Hanover Park officials are shopping around for a Springfield lobbyist to represent the village's interests before state lawmakers.
The search will help trustees decide whether to rehire Roger C. Marquardt & Co. Inc., enlist a new lobbyist or end the practice of employing a lobbyist all together.
A divided village board has decided against renewing a contract with the DuPage County-based firm until trustees have a clearer picture that the investment pays off.
"We need to feel more confident about the money we're spending," Trustee Bill Cannon said. "It's just too gray ... There's too little to look at. I realize we can't have all the details. I'm just looking for something reasonable in the middle."
An eight-month pact with Marquardt would have cost the village $2,000 a month and expire in late December, before Hanover Park switches from a fiscal year starting May 1 to a calendar year for spending plans.
Several trustees have long expressed frustration with the communication between the firm and the board.
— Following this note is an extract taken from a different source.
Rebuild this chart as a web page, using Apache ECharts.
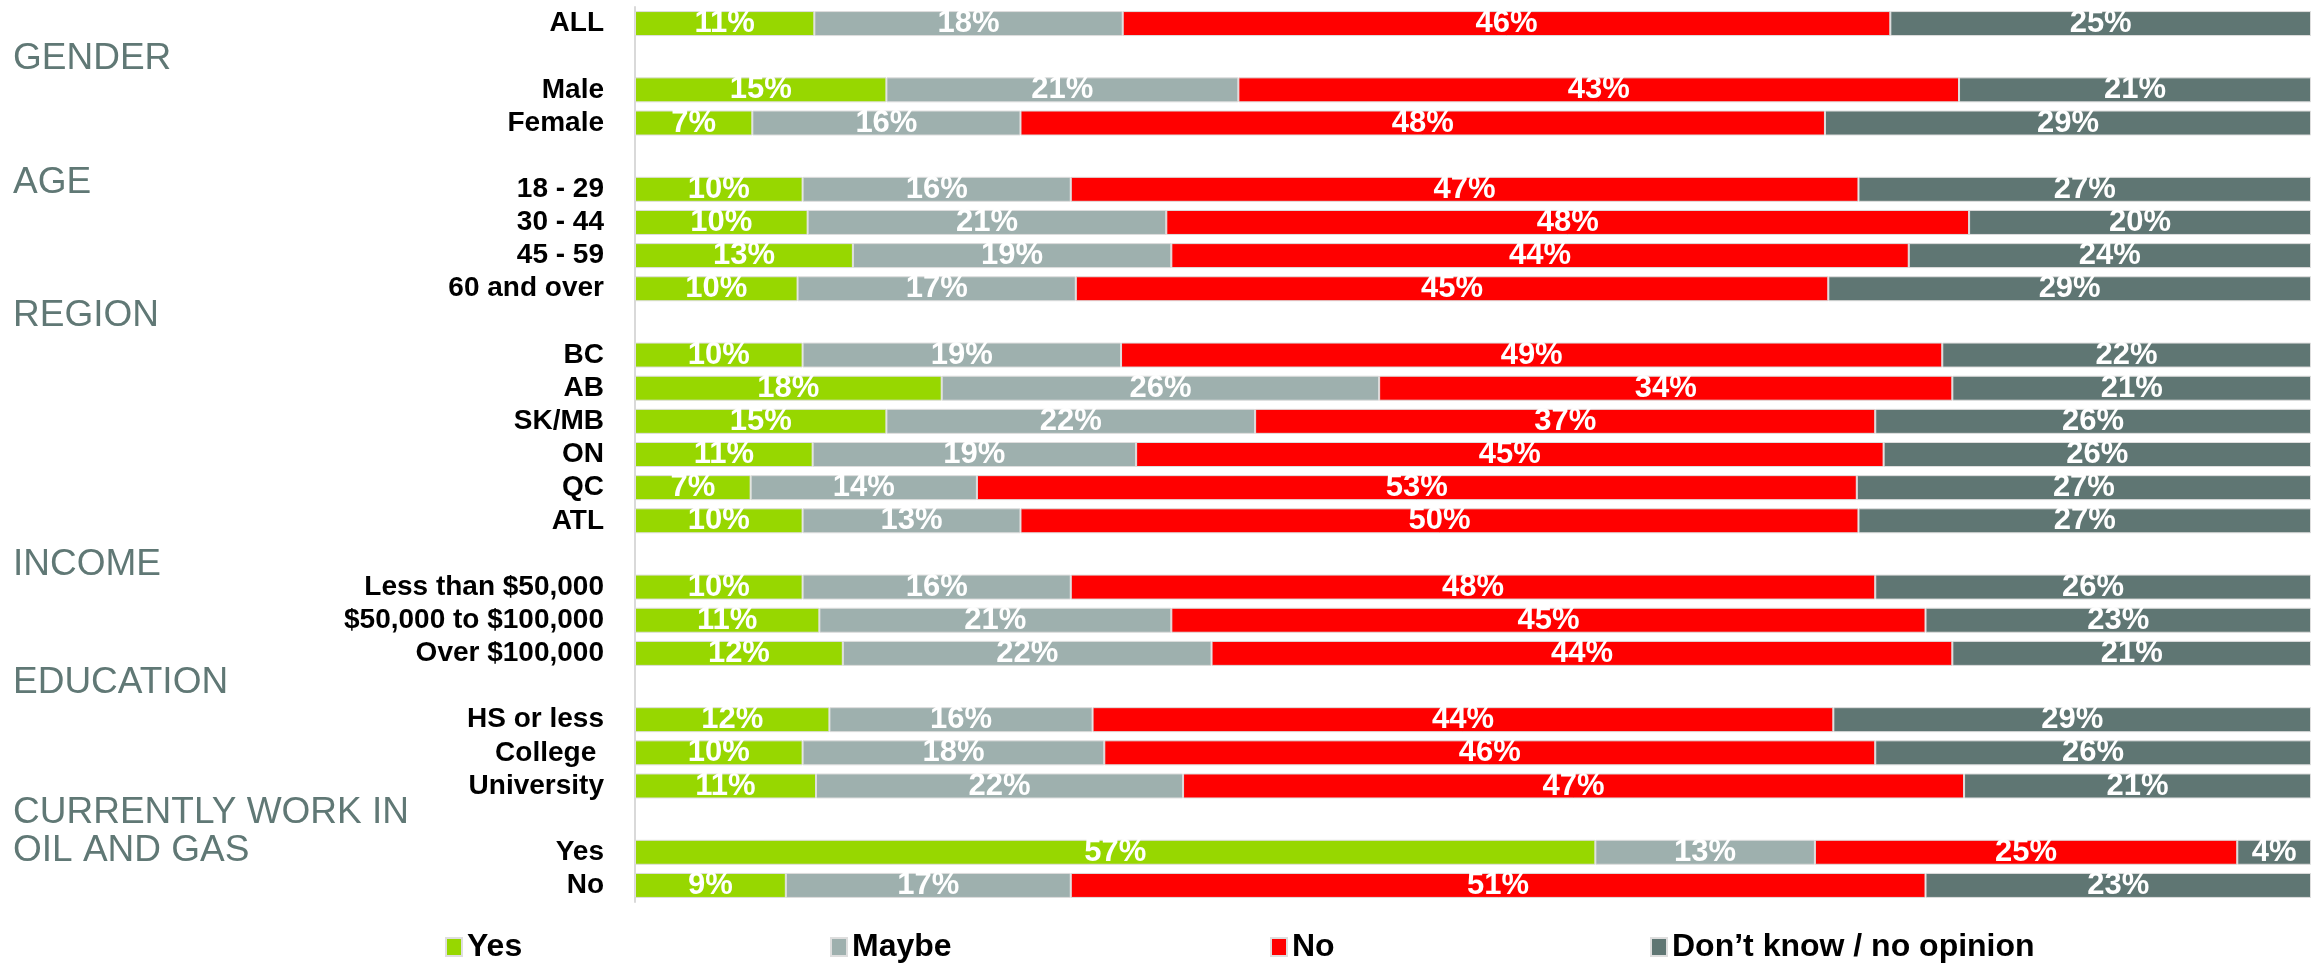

Trustees used to receive updates that Cannon said "weren't very helpful."
"There was no accountability," Trustee Ed Zimel said.
The village first hired Roger C. Marquardt & Co. in 2010.
Last year, a finance committee recommended cutting ties with the lobbyist to help balance the budget. But Mayor Rodney Craig negotiated a one-year deal that slashed the firm's fees in half.
Under the agreement, which expired April 30, the village paid the firm $22,000.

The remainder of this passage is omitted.